The ministry said that the missile was detected in its airspace at around 10 a.m. and flew over two border villages before heading toward Ukraine.
The spokesperson for Ukraine’s Air Forces, Yurii Ihnat, told The Associated Press that another missile crossed the airspace of Romania, a NATO member country. Romania’s defense ministry denied that, however, saying the closest the missile came to Romania’s airspace was approximately 35 kilometers (20 miles).
High-voltage infrastructure facilities were hit in the eastern, western and southern regions, Ukraine’s energy company, Ukrenergo, said, resulting in power outages in some areas. It was the 14th round of massive strikes on the country’s power supply, the company said. The last one occurred on Jan. 26 as Moscow seeks to demoralize Ukrainians by leaving them without heat and water in the bitter winter.
Zaporizhzhia City Council Secretary Anatolii Kurtiev said the city had been hit 17 times in one hour, which he said made it the most intense period of attacks since the beginning of the full-scale invasion on Feb. 24, 2022.

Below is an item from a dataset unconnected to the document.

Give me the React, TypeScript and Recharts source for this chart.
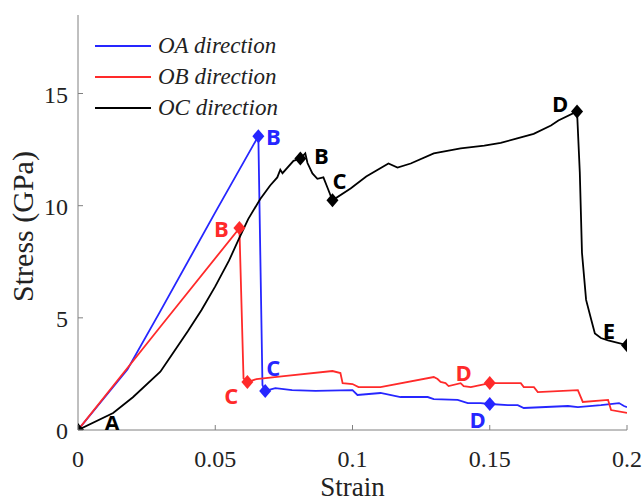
import { ComposedChart, Line, Scatter, XAxis, YAxis, Legend, Label } from "recharts";

// OA direction (blue)
const oaStrain = [0, 0.009, 0.018, 0.03, 0.05, 0.0657, 0.0672, 0.0682, 0.0719, 0.078, 0.0865, 0.1, 0.1018, 0.1102, 0.1175, 0.1274, 0.1296, 0.1383, 0.142, 0.1467, 0.15, 0.1566, 0.1602, 0.1624, 0.1785, 0.1821, 0.1905, 0.1971, 0.1989, 0.2];
const oaStress = [0, 1.35, 2.7, 5.3, 9.7, 13.1, 2.0, 1.74, 1.87, 1.78, 1.74, 1.78, 1.56, 1.65, 1.47, 1.47, 1.38, 1.34, 1.2, 1.2, 1.16, 1.11, 1.11, 0.98, 1.07, 1.02, 1.11, 1.2, 1.07, 1.02];

// OB direction (red)
const obStrain = [0, 0.03, 0.0588, 0.0603, 0.0617, 0.065, 0.075, 0.0927, 0.0956, 0.0964, 0.1, 0.1022, 0.1102, 0.1296, 0.131, 0.1321, 0.1339, 0.135, 0.1394, 0.1405, 0.1431, 0.15, 0.1566, 0.1613, 0.1624, 0.1661, 0.1675, 0.1821, 0.1839, 0.1931, 0.1942, 0.2];
const obStress = [0, 4.6, 9.0, 2.3, 2.14, 2.27, 2.4, 2.63, 2.54, 2.09, 2.05, 1.91, 1.91, 2.36, 2.27, 2.14, 2.09, 1.96, 2.09, 1.96, 1.91, 2.09, 2.09, 2.09, 1.91, 1.91, 1.69, 1.78, 1.25, 1.34, 0.89, 0.76];

// OC direction (black)
const ocStrain = [0, 0.0128, 0.02, 0.03, 0.035, 0.04, 0.045, 0.05, 0.055, 0.0584, 0.062, 0.0664, 0.07, 0.0726, 0.0737, 0.0745, 0.0785, 0.081, 0.0828, 0.0836, 0.0854, 0.0872, 0.0894, 0.0909, 0.0927, 0.0993, 0.105, 0.1131, 0.1164, 0.1212, 0.1296, 0.1394, 0.148, 0.154, 0.16, 0.166, 0.1723, 0.175, 0.1818, 0.1828, 0.1836, 0.1851, 0.187, 0.1883, 0.1905, 0.1931, 0.2];
const ocStress = [0, 0.76, 1.46, 2.6, 3.5, 4.4, 5.35, 6.4, 7.55, 8.46, 9.4, 10.3, 10.9, 11.26, 11.6, 11.45, 12.0, 12.1, 12.33, 11.9, 11.44, 11.2, 11.26, 10.8, 10.24, 10.77, 11.3, 11.88, 11.7, 11.88, 12.33, 12.55, 12.68, 12.8, 13.0, 13.2, 13.57, 13.8, 14.2, 11.5, 7.9, 5.8, 4.9, 4.3, 4.1, 4.0, 3.78];

// marked points (strain value of each, looked up in the series)
const oaKeyStrain = [0.0657, 0.0682, 0.15];
const oaKeyNames = ["B", "C", "D"];
const obKeyStrain = [0.0588, 0.0617, 0.15];
const obKeyNames = ["B", "C", "D"];
const ocKeyStrain = [0, 0.081, 0.0927, 0.1818, 0.2];
const ocKeyNames = ["A", "B", "C", "D", "E"];

const strainTicks = [0, 0.05, 0.1, 0.15, 0.2];
const stressTicks = [0, 5, 10, 15];
const seriesNames = ["OA direction", "OB direction", "OC direction"];

const BLUE = "#2626ff";
const RED = "#ff2a2a";
const BLACK = "#000000";
const FRAME = "#808080";
const TICK_LEN = 5;
const SERIF = "'Liberation Serif', 'Times New Roman', serif";

const colors = [BLUE, RED, BLACK];

// text offsets of the point labels, relative to the marker
const labelShift: Record<string, [number, number]> = {
  "OA-B": [15, 0], "OA-C": [8, -24], "OA-D": [-12, 15],
  "OB-B": [-18, 0], "OB-C": [-16, 13], "OB-D": [-26, -11],
  "OC-A": [34, -8], "OC-B": [21, -4], "OC-C": [7, -20], "OC-D": [-17, -8], "OC-E": [-18, -15],
};

const rows = (s: number[], v: number[]) => s.map((x, i) => ({ strain: x, stress: v[i] }));
const keyRows = (tag: string, color: string, s: number[], v: number[], ks: number[], names: string[]) =>
  ks.map((k, i) => ({ strain: k, stress: v[s.indexOf(k)], name: names[i], tag, color }));

const oaData = rows(oaStrain, oaStress);
const obData = rows(obStrain, obStress);
const ocData = rows(ocStrain, ocStress);
const oaKeys = keyRows("OA", BLUE, oaStrain, oaStress, oaKeyStrain, oaKeyNames);
const obKeys = keyRows("OB", RED, obStrain, obStress, obKeyStrain, obKeyNames);
const ocKeys = keyRows("OC", BLACK, ocStrain, ocStress, ocKeyStrain, ocKeyNames);

const Marker = (props: any) => {
  const { cx, cy, payload } = props;
  const [dx, dy] = labelShift[`${payload.tag}-${payload.name}`] || [12, 0];
  return (
    <g>
      <polygon points={`${cx},${cy - 7} ${cx + 6},${cy} ${cx},${cy + 7} ${cx - 6},${cy}`} fill={payload.color} />
      <text x={cx + dx} y={cy + dy} textAnchor="middle" dominantBaseline="central"
        fontFamily="'Open Sans', sans-serif" fontWeight={700} fontSize={22} fill={payload.color}>
        {payload.name}
      </text>
    </g>
  );
};

const BottomTick = ({ x, y, payload }: any) => (
  <g>
    <line x1={x} x2={x} y1={y} y2={y - TICK_LEN} stroke={FRAME} />
    <text x={x} y={y + 37} textAnchor="middle" fontFamily={SERIF} fontSize={24} fill="#222">{String(payload.value)}</text>
  </g>
);
const LeftTick = ({ x, y, payload }: any) => (
  <g>
    <line x1={x} x2={x + TICK_LEN} y1={y} y2={y} stroke={FRAME} />
    <text x={x - 10} y={y + 9} textAnchor="end" fontFamily={SERIF} fontSize={24} fill="#222">{String(payload.value)}</text>
  </g>
);
const TopTick = ({ x, y }: any) => <line x1={x} x2={x} y1={y} y2={y + TICK_LEN} stroke={FRAME} />;
const RightTick = ({ x, y }: any) => <line x1={x} x2={x - TICK_LEN} y1={y} y2={y} stroke={FRAME} />;

const renderLegend = () => (
  <div>
    {seriesNames.map((n, i) => (
      <div key={n} style={{ display: "flex", alignItems: "center", height: 31 }}>
        <svg width={56} height={4} style={{ display: "block" }}>
          <line x1={0} x2={56} y1={2} y2={2} stroke={colors[i]} strokeWidth={2} />
        </svg>
        <span style={{ marginLeft: 7, fontFamily: SERIF, fontStyle: "italic", fontSize: 23, color: "#222", lineHeight: 1 }}>{n}</span>
      </div>
    ))}
  </div>
);

export default function App() {
  return (
    <div style={{ position: "absolute", left: 0, top: 0, width: 644, height: 503, background: "#fff" }}>
      <ComposedChart width={644} height={503} margin={{ top: 15, right: 17, bottom: 0, left: 0 }}>
        <XAxis dataKey="strain" type="number" domain={[0, 0.2]} ticks={strainTicks} interval={0}
          height={73} stroke={FRAME} tickSize={0} tickMargin={0} tick={<BottomTick />} allowDataOverflow>
          <Label content={({ viewBox }: any) => (
            <text x={viewBox.x + viewBox.width / 2} y={viewBox.y + 66} textAnchor="middle"
              fontFamily={SERIF} fontSize={27} fill="#222">Strain</text>
          )} />
        </XAxis>
        <XAxis xAxisId="top" orientation="top" dataKey="strain" type="number" domain={[0, 0.2]} ticks={strainTicks}
          interval={0} height={0} stroke={FRAME} tickSize={0} tickMargin={0} tick={<TopTick />} allowDataOverflow />
        <YAxis type="number" domain={[0, 18.5]} ticks={stressTicks} interval={0} width={78} stroke={FRAME}
          tickSize={0} tickMargin={0} tick={<LeftTick />} allowDataOverflow>
          <Label content={({ viewBox }: any) => {
            const cy = viewBox.y + viewBox.height / 2 + 4;
            return (
              <text x={22} y={cy} transform={`rotate(-90, 22, ${cy})`} textAnchor="middle" dominantBaseline="central"
                fontFamily={SERIF} fontSize={30} fill="#222">Stress (GPa)</text>
            );
          }} />
        </YAxis>
        <YAxis yAxisId="right" orientation="right" type="number" domain={[0, 18.5]} ticks={stressTicks} interval={0}
          width={0} stroke={FRAME} tickSize={0} tickMargin={0} tick={<RightTick />} allowDataOverflow />
        <Legend content={renderLegend} layout="vertical" align="center" verticalAlign="middle"
          wrapperStyle={{ left: 95, top: 30, width: "auto" }} />
        <Line data={oaData} dataKey="stress" type="linear" stroke={BLUE} strokeWidth={1.8} dot={false} isAnimationActive={false} />
        <Line data={obData} dataKey="stress" type="linear" stroke={RED} strokeWidth={1.8} dot={false} isAnimationActive={false} />
        <Line data={ocData} dataKey="stress" type="linear" stroke={BLACK} strokeWidth={1.8} dot={false} isAnimationActive={false} />
        <Scatter data={oaKeys} dataKey="stress" shape={Marker} legendType="none" isAnimationActive={false} />
        <Scatter data={obKeys} dataKey="stress" shape={Marker} legendType="none" isAnimationActive={false} />
        <Scatter data={ocKeys} dataKey="stress" shape={Marker} legendType="none" isAnimationActive={false} />
      </ComposedChart>
    </div>
  );
}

Ukraine’s Air Force shot down 10 Russian missiles over Kyiv, according to the Kyiv City Administration. The fragments of one missile damaged two cars, a house and electricity wires. No casualties were reported.
The Ukraine Air Force said Russia launched up to 35 S-300 anti-aircraft guided missiles on the Kharkiv and Zaporizhzhia provinces. Those missiles cannot be destroyed in mid-air by air defenses but they have a relatively short range so the Russians have used them for attacks on regions not far from Russian-controlled territory.

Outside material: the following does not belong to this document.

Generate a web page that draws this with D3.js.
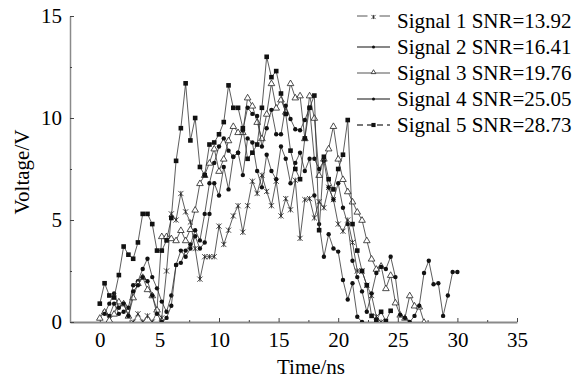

The Khmelnytskyi province in Western Ukraine was also attacked with Shahed drones, according to regional Gov. Serhii Hamalii.
Russia has in the past used Iranian-made Shahed drones to strike at key Ukrainian infrastructure and sow fear among civilians, according to Western analysts. They are known as suicide drones because they nosedive into targets and explode on impact like a missile.

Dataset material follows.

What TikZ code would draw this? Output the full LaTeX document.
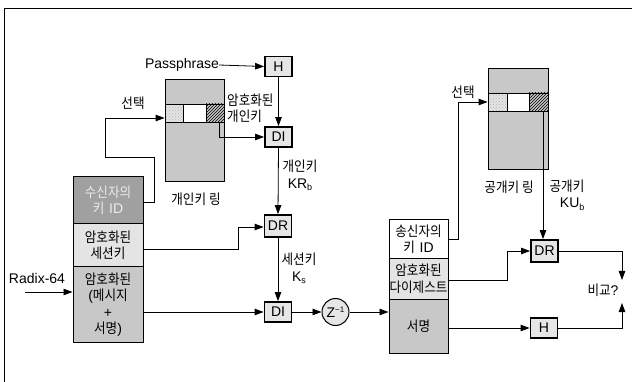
\documentclass[tikz,border=0pt]{standalone}
\usepackage{fontspec}
\setmainfont{Liberation Sans}
\newfontfamily\kr{Noto Sans CJK KR}[Scale=1.0, FakeStretch=0.9]
\usetikzlibrary{arrows.meta,patterns}
\newcommand{\hg}[1]{{\kr #1}}
\definecolor{darkbox}{HTML}{A0A0A0}
\definecolor{midbox}{HTML}{C8C8C8}
\definecolor{lightbox}{HTML}{E4E4E4}
\definecolor{procfill}{HTML}{E6E6E6}
\begin{document}
\begin{tikzpicture}[x=1pt,y=-1pt,
  every node/.style={font=\fontsize{14}{16.5}\selectfont, inner sep=0pt},
  proc/.style={draw, line width=1.8pt, fill=procfill, minimum width=27pt, minimum height=20pt},
  fieldbox/.style={draw, line width=1pt, align=center, text width=68pt, minimum width=70pt},
  sfieldbox/.style={draw, line width=1pt, align=center, text width=58pt, minimum width=59pt},
  ring/.style={draw, line width=1pt, fill=midbox},
  cell/.style={draw, line width=0.8pt, minimum height=18pt},
  dotcell/.style={cell, preaction={fill=lightbox}, pattern=crosshatch dots, pattern color=gray!60},
  hatchcell/.style={cell, preaction={fill=gray!45}, pattern=north east lines, pattern color=black},
  conn/.style={line width=0.8pt},
  arr/.style={conn, -{Triangle[length=9pt,width=6.5pt]}},
  lbl/.style={align=center}
]
\useasboundingbox (0,0) rectangle (632,382);
% frame
\draw[line width=1.3pt] (4.5,382) -- (4.5,8.5) -- (632,8.5);

% private key ring
\node[ring, minimum width=59pt, minimum height=102pt] (ring1) at (194.5,131) {};
\node[dotcell, minimum width=18pt] (c1a) at (174,113) {};
\node[cell, fill=white, minimum width=23pt] (c1b) at (194.5,113) {};
\node[hatchcell, minimum width=18pt] (c1c) at (215,113) {};
\node (ring1lbl) at (196,199) {\hg{개인키 링}};

% public key ring
\node[ring, minimum width=60pt, minimum height=101pt] (ring2) at (518,119.5) {};
\node[dotcell, minimum width=19pt] (c2a) at (497.5,102) {};
\node[cell, fill=white, minimum width=22pt] (c2b) at (518,102) {};
\node[hatchcell, minimum width=19pt] (c2c) at (538.5,102) {};
\node (ring2lbl) at (509,187) {\hg{공개키 링}};

% processing boxes
\node (pass) at (182,65) {Passphrase};
\node[proc] (H1) at (278.5,66.5) {H};
\node[proc] (DI1) at (278.5,137) {DI};
\node[proc, minimum height=22pt] (DR1) at (278,226) {DR};
\node[proc] (DI2) at (278,312) {DI};
\node[draw, circle, line width=1pt, fill=procfill, minimum size=27pt] (Z) at (335.5,312) {Z\raisebox{0.7ex}{\fontsize{8}{8}\selectfont −1}};
\node[proc, minimum height=22pt] (DR2) at (544.5,251) {DR};
\node[proc] (H2) at (544,328) {H};
\node (cmp) at (603,290) {\hg{비교}?};

% receiver message fields
\node[fieldbox, fill=darkbox, text=white!92!black, minimum height=47pt] (r1) at (108,200.5) {\hg{수신자의}\\\hg{키} ID};
\node[fieldbox, fill=lightbox, minimum height=43pt] (r2) at (108,245.5) {\hg{암호화된}\\\hg{세션키}};
\node[fieldbox, fill=midbox, minimum height=75pt] (r3) at (108,304.5) {\hg{암호화된}\\(\hg{메시지}\\+\\\hg{서명})};

% sender fields
\node[sfieldbox, fill=white, minimum height=39pt] (s1) at (418.5,239.5) {\hg{송신자의}\\\hg{키} ID};
\node[sfieldbox, fill=lightbox, minimum height=40pt] (s2) at (418.5,279) {\hg{암호화된}\\\hg{다이제스트}};
\node[sfieldbox, fill=midbox, minimum height=54pt] (s3) at (418.5,326) {\hg{서명}};

% labels
\node (sel1) at (133,103) {\hg{선택}};
\node[anchor=west, align=left] (enc1) at (227,108.5) {\hg{암호화된}\\\hg{개인키}};
\node[lbl] (krb) at (300,175.5) {\hg{개인키}\\KR\raisebox{-0.4ex}{\fontsize{9}{9}\selectfont b}};
\node[lbl] (ks) at (299,268.5) {\hg{세션키}\\K\raisebox{-0.4ex}{\fontsize{9}{9}\selectfont s}};
\node (radix) at (37,278) {Radix-64};
\node (sel2) at (463,92) {\hg{선택}};
\node[align=right] (kub) at (567,195) {\hg{공개키}\\KU\raisebox{-0.4ex}{\fontsize{9}{9}\selectfont b}};

% coordinates
\coordinate (radixin) at (25,292);
\coordinate (cmpin1) at (622,280);
\coordinate (cmpin2) at (622,303);

% connectors
\draw[arr] (pass.east) -- (H1.west);
\draw[arr] (H1.south) -- (DI1.north);
\draw[arr] ([xshift=4pt]c1c.south) |- (DI1.west);
\draw[arr] (r1.east |- 0,202) -| (154,157) -| (105,118) -- (c1a.west |- 0,118);
\draw[arr] (DI1.south) -- (DR1.north);
\draw[arr] (r2.east |- 0,249) -| (238,227) -- (DR1.west |- 0,227);
\draw[arr] (DR1.south) -- (DI2.north);
\draw[arr] (radixin) -- (r3.west |- radixin);
\draw[arr] (r3.east |- DI2) -- (DI2.west);
\draw[arr] (DI2.east) -- (Z.west);
\draw[arr] (Z.east) -- (s3.west |- Z);
\draw[arr] (s1.east) -- (458,239.5) |- (c2a.west);
\draw[arr] ([xshift=4.5pt]c2c.south) -- ([xshift=4.5pt]c2c.south |- DR2.north);
\draw[arr] (s2.east |- 0,280) -| (507,251) -- (DR2.west);
\draw[arr] (DR2.east) -| (cmpin1);
\draw[arr] (s3.east |- H2) -- (H2.west);
\draw[arr] (H2.east) -| (cmpin2);
\end{tikzpicture}
\end{document}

The onslaught lent a sense of urgency to Ukraine’s pleas for more Western military support. The need prompted Ukrainian President Volodymyr Zelenskyy to make a rare — and daring — two-day trip abroad this week to press allies to grant Kyiv more aid.
Due to the threat of a missile attack, emergency power outages were enacted in Kyiv city, the Kyiv and Dnipropetrovsk regions, according to private energy operator DTEK.
The head of Kyiv City Administration, Serhii Popko, said that Russian Tu-95 strategic bombers, which can carry cruise missiles, were in the air.
Kyiv Mayor Vitali Klitschko said that fragments of a Russian rocket fell in the Kyiv region and damaged a private house and a car.
A Russian rocket fell but did not explode in Ukraine’s western Lviv province Friday, according to regional Gov. Maksym Kozytskyi. Kozytskyi said on Telegram that there were no victims when the rocket fell close to a village bus stop.
Moscow’s ambitions have narrowed since it launched its full-scale invasion, when the capital Kyiv and the installation of a puppet government were among its targets. It is now focusing its efforts on gaining full control of the Donbas.
Numerous battlefield setbacks, including yielding eastern areas it had initially captured, have embarrassed Russian President Vladimir Putin.